Talking To Your Child
About Tragedy
Posted by Ali Goldfield, M.A., Therapy Stew
(www.therapystew.com), on Saturday, September 21st 2013
Ali is a psychotherapist at the Centre for Interpersonal
Relationships. She provides assessment and treatment services to children,
families and adults in her private practice.
It’s always difficult as a parent to know how
much to share with your child and how much to shield them from the tragedies
that happen in the world around them. While it may seem like a good idea, at
times, to try and protect them from all the bad things, depending on their age,
it’s not always possible. Children pick up information from other kids at
school, from the television and from social media.
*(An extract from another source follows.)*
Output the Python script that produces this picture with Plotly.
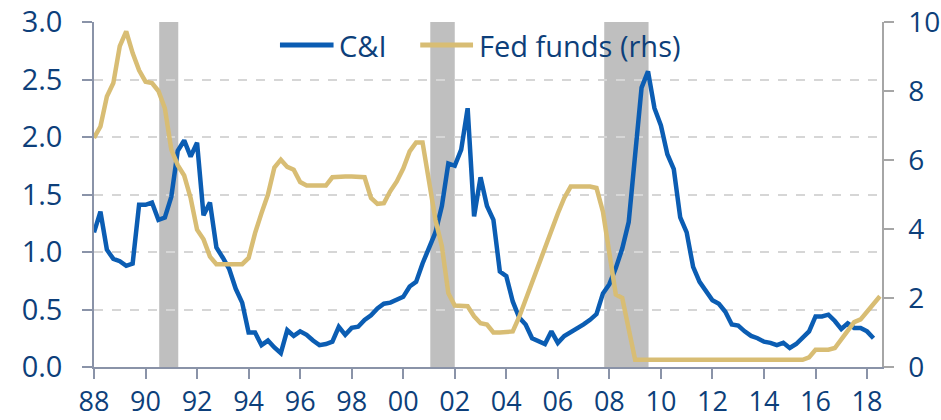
import pandas as pd
import plotly.graph_objects as go

# ---------------- data ----------------
ci_quarters = pd.period_range("1988Q1", "2018Q2", freq="Q")
ci_values = [
    1.17, 1.35, 1.02, 0.94,   # 1988
    0.92, 0.88, 0.90, 1.41,   # 1989
    1.41, 1.43, 1.28, 1.30,   # 1990
    1.48, 1.88, 1.97, 1.83,   # 1991
    1.95, 1.32, 1.43, 1.04,   # 1992
    0.95, 0.85, 0.68, 0.56,   # 1993
    0.30, 0.30, 0.19, 0.23,   # 1994
    0.17, 0.12, 0.32, 0.27,   # 1995
    0.31, 0.28, 0.23, 0.19,   # 1996
    0.20, 0.22, 0.35, 0.28,   # 1997
    0.34, 0.35, 0.41, 0.45,   # 1998
    0.51, 0.55, 0.56, 0.58,   # 1999
    0.61, 0.70, 0.74, 0.90,   # 2000
    1.03, 1.17, 1.40, 1.77,   # 2001
    1.75, 1.89, 2.25, 1.31,   # 2002
    1.65, 1.40, 1.28, 0.83,   # 2003
    0.79, 0.57, 0.43, 0.37,   # 2004
    0.25, 0.23, 0.20, 0.31,   # 2005
    0.21, 0.27, 0.30, 0.34,   # 2006
    0.37, 0.41, 0.46, 0.64,   # 2007
    0.72, 0.86, 1.03, 1.26,   # 2008
    1.90, 2.43, 2.57, 2.25,   # 2009
    2.10, 1.85, 1.72, 1.30,   # 2010
    1.17, 0.87, 0.74, 0.66,   # 2011
    0.58, 0.55, 0.48, 0.37,   # 2012
    0.36, 0.31, 0.27, 0.25,   # 2013
    0.22, 0.21, 0.19, 0.21,   # 2014
    0.165, 0.20, 0.25, 0.31,  # 2015
    0.44, 0.44, 0.455, 0.40,  # 2016
    0.33, 0.38, 0.34, 0.34,   # 2017
    0.31, 0.25,               # 2018
]

fed_quarters = pd.period_range("1988Q1", "2018Q3", freq="Q")
fed_values = [
    6.64, 6.97, 7.84, 8.23,   # 1988
    9.30, 9.73, 9.10, 8.60,   # 1989
    8.27, 8.23, 8.00, 7.50,   # 1990
    6.30, 5.85, 5.55, 4.90,   # 1991
    3.98, 3.70, 3.20, 2.98,   # 1992
    2.98, 2.98, 2.98, 2.98,   # 1993
    3.16, 3.88, 4.46, 5.00,   # 1994
    5.78, 6.01, 5.80, 5.72,   # 1995
    5.36, 5.26, 5.26, 5.26,   # 1996
    5.26, 5.50, 5.52, 5.52,   # 1997
    5.52, 5.52, 5.50, 4.90,   # 1998
    4.73, 4.75, 5.10, 5.38,   # 1999
    5.75, 6.25, 6.51, 6.51,   # 2000
    5.45, 4.27, 3.50, 2.14,   # 2001
    1.78, 1.78, 1.76, 1.47,   # 2002
    1.27, 1.23, 1.00, 1.00,   # 2003
    1.00, 1.03, 1.45, 1.98,   # 2004
    2.47, 2.95, 3.45, 3.97,   # 2005
    4.45, 4.90, 5.23, 5.23,   # 2006
    5.23, 5.23, 5.19, 4.50,   # 2007
    3.30, 2.10, 2.00, 1.10,   # 2008
    0.21, 0.21, 0.21, 0.21,   # 2009
    0.21, 0.21, 0.21, 0.21,   # 2010
    0.21, 0.21, 0.21, 0.21,   # 2011
    0.21, 0.21, 0.21, 0.21,   # 2012
    0.21, 0.21, 0.21, 0.21,   # 2013
    0.21, 0.21, 0.21, 0.21,   # 2014
    0.21, 0.21, 0.21, 0.28,   # 2015
    0.50, 0.50, 0.50, 0.55,   # 2016
    0.80, 1.05, 1.30, 1.38,   # 2017
    1.60, 1.85, 2.05,         # 2018
]

recession_start = [1990.53, 2001.05, 2007.8]
recession_end = [1991.27, 2002.0, 2009.52]

tick_years = list(range(1988, 2019, 2))
tick_labels = ["88", "90", "92", "94", "96", "98", "00", "02", "04", "06",
               "08", "10", "12", "14", "16", "18"]

series_names = ["C&I", "Fed funds (rhs)"]

# ---------------- styling ----------------
BLUE = "#0b5db3"
GOLD = "#d8bd74"
TEXT = "#0d3f7a"
AXIS = "#8a93a8"
AXIS_R = "#a6a6a6"
GRID = "#d6d6d6"
FONT = "Open Sans"
FS = 29


def to_year(periods):
    return [p.year + (p.quarter - 1) / 4 for p in periods]


fig = go.Figure()
fig.add_trace(go.Scatter(x=to_year(ci_quarters), y=ci_values, mode="lines",
                         name=series_names[0], line=dict(color=BLUE, width=4.5),
                         showlegend=False))
fig.add_trace(go.Scatter(x=to_year(fed_quarters), y=fed_values, mode="lines",
                         name=series_names[1], yaxis="y2",
                         line=dict(color=GOLD, width=4.5), showlegend=False))

for s, e in zip(recession_start, recession_end):
    fig.add_shape(type="rect", xref="x", yref="paper", x0=s, x1=e, y0=0, y1=1,
                  fillcolor="#bfbfbf", line=dict(width=0), layer="between")

# legend (manual, to match long swatches)
legend_y = 0.933
swatches = [(0.236, 0.304, BLUE, 0.308), (0.414, 0.481, GOLD, 0.486)]
for (x0, x1, col, tx), name in zip(swatches, series_names):
    fig.add_shape(type="line", xref="paper", yref="paper", x0=x0, x1=x1,
                  y0=legend_y, y1=legend_y, line=dict(color=col, width=5),
                  layer="above")
    fig.add_annotation(xref="paper", yref="paper", x=tx, y=legend_y, text=name,
                       showarrow=False, xanchor="left", yanchor="middle",
                       font=dict(family=FONT, size=FS, color=TEXT))

fig.update_layout(
    width=941, height=420,
    margin=dict(l=94, r=59, t=22, b=53, autoexpand=False),
    paper_bgcolor="white", plot_bgcolor="white",
    font=dict(family=FONT, size=FS, color=TEXT),
    showlegend=False,
    xaxis=dict(range=[1988, 2018.58], tickmode="array", tickvals=tick_years,
               ticktext=tick_labels, ticks="outside", ticklen=10,
               tickcolor=AXIS, tickwidth=1.5, showline=True, linecolor=AXIS,
               linewidth=1.5, showgrid=False, zeroline=False, automargin=False,
               ticklabelstandoff=0,
               tickfont=dict(family=FONT, size=27, color=TEXT)),
    yaxis=dict(range=[0, 3], dtick=0.5, tickformat=".1f", ticks="outside",
               ticklen=10, tickcolor=AXIS, tickwidth=1.5, showline=True,
               linecolor=AXIS, linewidth=1.5, showgrid=True, gridcolor=GRID,
               griddash="dash", gridwidth=1.5, zeroline=False, automargin=False,
               ticklabelstandoff=14,
               tickfont=dict(family=FONT, size=FS, color=TEXT)),
    yaxis2=dict(range=[0, 10], dtick=2, overlaying="y", side="right",
                ticks="outside", ticklen=10, tickcolor=AXIS_R, tickwidth=1.5,
                showline=True, linecolor=AXIS_R, linewidth=1.5, showgrid=False,
                zeroline=False, automargin=False, ticklabelstandoff=9,
                tickfont=dict(family=FONT, size=28, color=TEXT)),
)

fig.write_html("out.html", config={"displayModeBar": False},
               post_script="document.body.style.margin='0';"
                           "document.body.style.overflow='hidden';")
Talking to your child about
a tragedy can help her understand what’s happened and actually help them begin
to process the events and feel a bit safer.
It’s a personal decision whether or not to talk
to your kids or not. It also depends on their age, their level of maturity and
how closely they are affected by the tragedy. Every parent knows best for their
own child. If you’re struggling with how to start, here are some ways to help:
Let Your Child Be The Guide
Find out what questions or concerns your child
might have. Let your child’s answers guide your discussion. Let your child know
that you will always be there to listen and to answer them. Try to make your
child feel comfortable asking questions and discussing what happened but don’t
force your child to talk if they aren’t ready.
Tell The Truth – In
Moderation
When talking to your child about a tragedy, tell
the truth. You can focus on the basics but it’s not necessary to share all the
unnecessary and gory details. Try no to exaggerate or speculate about what
happened and avoid dwelling on the magnitude of the tragedy. Listen closely to
your child for any misinformation, misconceptions or underlying fears. Take
time to provide accurate information. Share your own thoughts and remind your
child that you’re there for him. Your child’s age will play a major role in how
he or she processes information about a tragedy.
Talk to Them at Their Level
Talk in a way that’s appropriate to their age
and level of understanding. But don’t overload the child with too much
information. Elementary school children need brief, simple information that
should be balanced with reassurances that the daily structures of their lives
will not change. Middle school children will be more vocal in asking questions
about whether they truly are safe and what is being done at their school.
They may need assistance separating reality from fantasy. High school
students will have strong and varying opinions about the causes of violence and
threats to safety in schools, community and society. They may share
concrete suggestions about how to prevent tragedies in society. They will also
be more committed to doing something to help the victims and affected
communities.
Be Ready to Have More Than
One Conversation
Some information can be very confusing and hard
to accept so asking the same question over and over may be a way for your child
to find reassurance. Try to be consistent and reassuring, but don’t make
unrealistic promises that nothing bad could ever happen.
Acknowledge and support
your child’s concerns
Explain that all feelings are okay when a
tragedy occurs. Let children talk about their feelings and help put them
into perspective. Even anger is okay, but children may need help and
patience from adults to assist them in expressing these feelings appropriately.
Let your child know that all his feelings, reactions and questions relating to
the tragedy are important.
Limit Media Exposure
Don’t allow young children to repeatedly see or
hear coverage of a tragedy. Even if your young child appears to be engrossed in
play, he or she is likely aware of what you’re watching or listening to — and
might become confused or upset. Older children might want to learn more about a
tragedy by reading or watching TV. However, constant exposure to coverage of a
tragedy can heighten anxiety.
Monitor your own stress
level
Don’t ignore your own feelings of anxiety,
grief, and anger. Talking to friends, family members or mental health
counselors can help. It is okay to let your children know that you are sad, but
that you believe things will get better. You will be better able to support
your children if you can express your own emotions in a productive manner. Get
appropriate sleep, nutrition, and exercise. Kids learn from watching the
grown-ups in their lives and want to know how you respond to events.
We have all awoken to disasters before, whether
natural, manmade, accidental and terrorist-induced and it’s inevitable that we
will wake to them again in the future. What you say to your kids and how you
say it will change as they get older but the one thing that shouldn’t change is
your validation of your child’s feelings and the fact that you will always love
them and do your best to keep them safe.